• Recorded information:
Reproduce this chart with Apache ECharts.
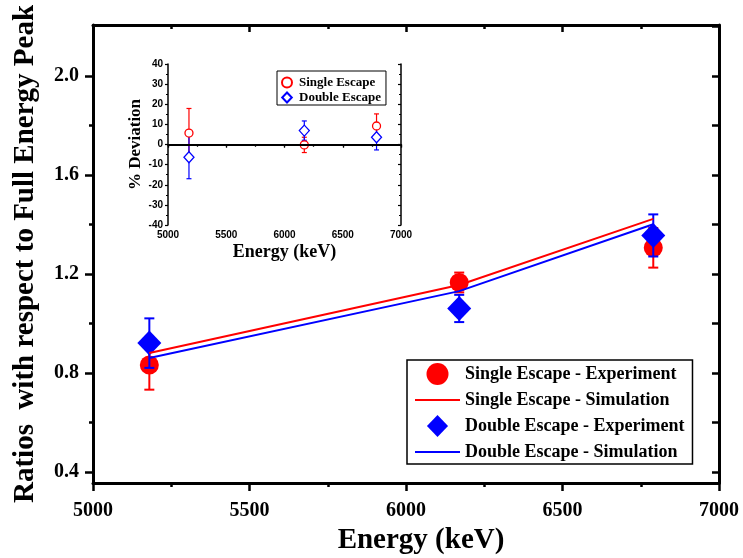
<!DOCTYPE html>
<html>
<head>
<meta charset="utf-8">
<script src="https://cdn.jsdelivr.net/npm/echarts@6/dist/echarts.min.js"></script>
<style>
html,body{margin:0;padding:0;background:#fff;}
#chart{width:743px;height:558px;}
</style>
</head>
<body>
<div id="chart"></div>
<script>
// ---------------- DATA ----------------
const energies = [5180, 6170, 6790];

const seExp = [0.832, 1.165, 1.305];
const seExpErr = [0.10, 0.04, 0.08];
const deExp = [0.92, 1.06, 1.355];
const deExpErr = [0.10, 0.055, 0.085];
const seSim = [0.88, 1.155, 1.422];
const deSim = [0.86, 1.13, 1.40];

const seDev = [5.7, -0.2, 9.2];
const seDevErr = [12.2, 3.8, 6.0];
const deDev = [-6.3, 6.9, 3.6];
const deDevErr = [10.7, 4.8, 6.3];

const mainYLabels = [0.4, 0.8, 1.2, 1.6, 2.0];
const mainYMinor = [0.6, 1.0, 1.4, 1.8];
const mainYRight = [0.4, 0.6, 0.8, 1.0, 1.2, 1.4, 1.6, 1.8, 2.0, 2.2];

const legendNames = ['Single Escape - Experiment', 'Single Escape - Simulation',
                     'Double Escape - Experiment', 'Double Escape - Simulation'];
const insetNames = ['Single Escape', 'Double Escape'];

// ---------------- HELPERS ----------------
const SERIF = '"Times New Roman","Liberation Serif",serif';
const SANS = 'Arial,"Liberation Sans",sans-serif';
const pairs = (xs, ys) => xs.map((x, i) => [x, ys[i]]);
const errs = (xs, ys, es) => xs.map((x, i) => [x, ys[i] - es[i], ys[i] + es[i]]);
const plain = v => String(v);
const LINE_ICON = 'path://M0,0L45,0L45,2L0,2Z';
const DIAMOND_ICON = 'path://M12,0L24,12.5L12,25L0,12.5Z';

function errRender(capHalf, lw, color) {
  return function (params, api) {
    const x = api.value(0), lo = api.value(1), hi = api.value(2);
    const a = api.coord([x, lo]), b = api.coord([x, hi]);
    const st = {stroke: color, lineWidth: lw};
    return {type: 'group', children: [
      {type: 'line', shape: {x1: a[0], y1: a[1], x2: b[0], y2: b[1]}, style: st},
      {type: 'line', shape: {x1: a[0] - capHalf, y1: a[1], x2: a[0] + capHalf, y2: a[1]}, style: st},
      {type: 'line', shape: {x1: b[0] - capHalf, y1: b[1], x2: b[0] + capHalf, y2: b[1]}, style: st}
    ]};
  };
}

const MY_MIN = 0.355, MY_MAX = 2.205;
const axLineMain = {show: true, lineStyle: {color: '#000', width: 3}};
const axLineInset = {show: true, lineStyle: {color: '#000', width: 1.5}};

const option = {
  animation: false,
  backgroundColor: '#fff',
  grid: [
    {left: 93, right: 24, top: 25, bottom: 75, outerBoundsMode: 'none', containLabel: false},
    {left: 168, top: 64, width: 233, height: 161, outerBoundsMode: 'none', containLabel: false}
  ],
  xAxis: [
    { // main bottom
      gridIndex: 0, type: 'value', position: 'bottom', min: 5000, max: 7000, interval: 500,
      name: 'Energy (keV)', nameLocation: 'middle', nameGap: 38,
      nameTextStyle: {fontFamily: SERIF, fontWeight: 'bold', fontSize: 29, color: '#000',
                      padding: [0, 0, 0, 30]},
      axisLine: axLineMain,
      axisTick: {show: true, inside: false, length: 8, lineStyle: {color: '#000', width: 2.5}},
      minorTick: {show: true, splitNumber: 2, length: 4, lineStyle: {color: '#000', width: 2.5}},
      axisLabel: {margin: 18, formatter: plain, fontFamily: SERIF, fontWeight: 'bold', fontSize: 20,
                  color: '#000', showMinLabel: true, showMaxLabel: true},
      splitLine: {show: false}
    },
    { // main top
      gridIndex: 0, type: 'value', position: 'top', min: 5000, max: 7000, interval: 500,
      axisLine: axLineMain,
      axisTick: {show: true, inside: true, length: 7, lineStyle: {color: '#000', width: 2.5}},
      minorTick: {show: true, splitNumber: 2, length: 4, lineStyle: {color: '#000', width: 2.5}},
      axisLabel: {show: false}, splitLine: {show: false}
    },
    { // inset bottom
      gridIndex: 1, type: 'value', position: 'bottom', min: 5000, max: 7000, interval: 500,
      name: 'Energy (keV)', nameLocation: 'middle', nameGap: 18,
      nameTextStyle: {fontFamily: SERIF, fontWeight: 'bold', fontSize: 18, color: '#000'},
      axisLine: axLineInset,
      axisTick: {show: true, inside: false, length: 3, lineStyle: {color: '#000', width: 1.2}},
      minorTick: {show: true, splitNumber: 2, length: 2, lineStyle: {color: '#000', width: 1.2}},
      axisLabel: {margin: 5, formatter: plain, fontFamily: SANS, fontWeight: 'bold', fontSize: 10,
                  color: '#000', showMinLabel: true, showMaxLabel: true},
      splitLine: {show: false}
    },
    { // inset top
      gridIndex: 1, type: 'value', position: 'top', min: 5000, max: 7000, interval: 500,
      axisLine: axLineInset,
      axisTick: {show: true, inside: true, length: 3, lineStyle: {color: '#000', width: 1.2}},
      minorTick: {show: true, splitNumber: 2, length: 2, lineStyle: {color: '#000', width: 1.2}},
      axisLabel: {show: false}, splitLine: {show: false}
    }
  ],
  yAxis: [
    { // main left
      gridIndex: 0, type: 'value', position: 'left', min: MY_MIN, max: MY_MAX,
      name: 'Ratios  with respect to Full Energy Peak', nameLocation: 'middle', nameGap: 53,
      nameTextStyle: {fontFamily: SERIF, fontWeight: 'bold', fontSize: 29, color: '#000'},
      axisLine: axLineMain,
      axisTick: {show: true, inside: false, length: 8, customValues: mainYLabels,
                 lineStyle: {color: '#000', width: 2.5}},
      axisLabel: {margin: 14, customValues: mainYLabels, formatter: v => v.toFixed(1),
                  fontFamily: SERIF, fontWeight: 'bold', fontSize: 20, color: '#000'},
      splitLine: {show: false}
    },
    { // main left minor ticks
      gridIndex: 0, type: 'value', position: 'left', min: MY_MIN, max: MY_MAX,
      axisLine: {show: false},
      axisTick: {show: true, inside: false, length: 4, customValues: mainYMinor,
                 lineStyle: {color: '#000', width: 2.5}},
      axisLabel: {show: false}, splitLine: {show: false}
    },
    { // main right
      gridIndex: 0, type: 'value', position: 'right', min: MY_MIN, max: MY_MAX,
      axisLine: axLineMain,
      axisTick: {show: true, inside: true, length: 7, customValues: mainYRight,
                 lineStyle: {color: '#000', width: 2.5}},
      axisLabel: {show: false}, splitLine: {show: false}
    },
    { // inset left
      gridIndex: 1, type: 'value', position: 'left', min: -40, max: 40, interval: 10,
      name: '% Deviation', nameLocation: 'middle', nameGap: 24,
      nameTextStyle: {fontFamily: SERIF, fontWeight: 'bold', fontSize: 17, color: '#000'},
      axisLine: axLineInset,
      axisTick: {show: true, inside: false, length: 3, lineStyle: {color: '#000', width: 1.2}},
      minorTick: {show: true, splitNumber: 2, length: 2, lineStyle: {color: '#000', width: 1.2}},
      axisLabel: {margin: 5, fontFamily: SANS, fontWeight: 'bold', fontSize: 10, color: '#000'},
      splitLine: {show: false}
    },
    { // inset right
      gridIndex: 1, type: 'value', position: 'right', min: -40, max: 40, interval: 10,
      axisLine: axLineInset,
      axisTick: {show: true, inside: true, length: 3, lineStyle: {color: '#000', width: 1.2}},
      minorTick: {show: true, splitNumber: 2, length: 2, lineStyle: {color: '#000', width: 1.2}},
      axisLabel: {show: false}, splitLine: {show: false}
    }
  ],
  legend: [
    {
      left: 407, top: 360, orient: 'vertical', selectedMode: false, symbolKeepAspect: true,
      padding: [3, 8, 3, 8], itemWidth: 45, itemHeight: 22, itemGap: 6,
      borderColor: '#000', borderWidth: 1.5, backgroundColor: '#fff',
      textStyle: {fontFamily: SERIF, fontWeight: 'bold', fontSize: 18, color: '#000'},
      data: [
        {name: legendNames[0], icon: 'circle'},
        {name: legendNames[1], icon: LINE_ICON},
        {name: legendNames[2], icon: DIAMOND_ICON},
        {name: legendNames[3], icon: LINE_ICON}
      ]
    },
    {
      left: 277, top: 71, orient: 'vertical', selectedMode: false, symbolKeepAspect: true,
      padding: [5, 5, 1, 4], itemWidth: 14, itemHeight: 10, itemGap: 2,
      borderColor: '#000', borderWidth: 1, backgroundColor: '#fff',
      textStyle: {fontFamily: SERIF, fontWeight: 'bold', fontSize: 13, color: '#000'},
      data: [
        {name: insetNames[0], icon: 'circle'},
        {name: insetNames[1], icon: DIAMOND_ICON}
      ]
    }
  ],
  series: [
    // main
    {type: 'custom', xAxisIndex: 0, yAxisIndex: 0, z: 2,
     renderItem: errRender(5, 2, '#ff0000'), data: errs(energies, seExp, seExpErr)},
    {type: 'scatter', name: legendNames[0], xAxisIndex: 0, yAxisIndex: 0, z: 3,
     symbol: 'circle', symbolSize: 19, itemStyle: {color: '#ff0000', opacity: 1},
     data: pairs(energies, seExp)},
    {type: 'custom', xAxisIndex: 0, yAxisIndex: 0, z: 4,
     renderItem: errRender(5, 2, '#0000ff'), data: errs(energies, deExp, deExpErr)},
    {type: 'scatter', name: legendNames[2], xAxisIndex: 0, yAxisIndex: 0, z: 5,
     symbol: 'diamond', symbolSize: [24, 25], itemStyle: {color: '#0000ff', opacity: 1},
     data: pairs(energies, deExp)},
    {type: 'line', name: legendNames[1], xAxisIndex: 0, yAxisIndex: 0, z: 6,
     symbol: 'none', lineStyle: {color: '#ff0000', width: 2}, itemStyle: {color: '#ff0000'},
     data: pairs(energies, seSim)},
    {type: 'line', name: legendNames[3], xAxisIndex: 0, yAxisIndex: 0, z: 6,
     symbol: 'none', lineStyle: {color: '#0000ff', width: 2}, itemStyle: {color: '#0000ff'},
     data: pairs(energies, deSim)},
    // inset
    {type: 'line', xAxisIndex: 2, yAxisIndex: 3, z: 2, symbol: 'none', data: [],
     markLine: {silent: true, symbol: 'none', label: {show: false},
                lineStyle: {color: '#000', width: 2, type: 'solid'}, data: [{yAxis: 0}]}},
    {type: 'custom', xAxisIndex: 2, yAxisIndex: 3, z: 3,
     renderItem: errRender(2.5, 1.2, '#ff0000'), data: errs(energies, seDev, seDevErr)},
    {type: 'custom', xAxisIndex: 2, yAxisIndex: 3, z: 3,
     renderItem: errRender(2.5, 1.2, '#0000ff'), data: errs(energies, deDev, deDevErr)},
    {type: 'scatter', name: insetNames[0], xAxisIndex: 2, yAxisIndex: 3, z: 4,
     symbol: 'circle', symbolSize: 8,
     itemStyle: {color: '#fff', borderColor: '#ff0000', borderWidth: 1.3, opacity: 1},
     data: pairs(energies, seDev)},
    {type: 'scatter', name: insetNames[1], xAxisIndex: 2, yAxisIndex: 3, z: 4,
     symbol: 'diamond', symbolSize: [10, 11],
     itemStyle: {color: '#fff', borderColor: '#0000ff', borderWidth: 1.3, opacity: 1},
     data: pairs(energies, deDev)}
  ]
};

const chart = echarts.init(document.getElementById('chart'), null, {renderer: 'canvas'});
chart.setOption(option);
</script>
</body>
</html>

• Aim of the exercise:
Omitting all pictures, restate exactly the lines of the material from its start through the line that contains "const deSim = [0.86, 1.13, 1.40];".

• Result below:
Reproduce this chart with Apache ECharts.
<!DOCTYPE html>
<html>
<head>
<meta charset="utf-8">
<script src="https://cdn.jsdelivr.net/npm/echarts@6/dist/echarts.min.js"></script>
<style>
html,body{margin:0;padding:0;background:#fff;}
#chart{width:743px;height:558px;}
</style>
</head>
<body>
<div id="chart"></div>
<script>
// ---------------- DATA ----------------
const energies = [5180, 6170, 6790];

const seExp = [0.832, 1.165, 1.305];
const seExpErr = [0.10, 0.04, 0.08];
const deExp = [0.92, 1.06, 1.355];
const deExpErr = [0.10, 0.055, 0.085];
const seSim = [0.88, 1.155, 1.422];
const deSim = [0.86, 1.13, 1.40];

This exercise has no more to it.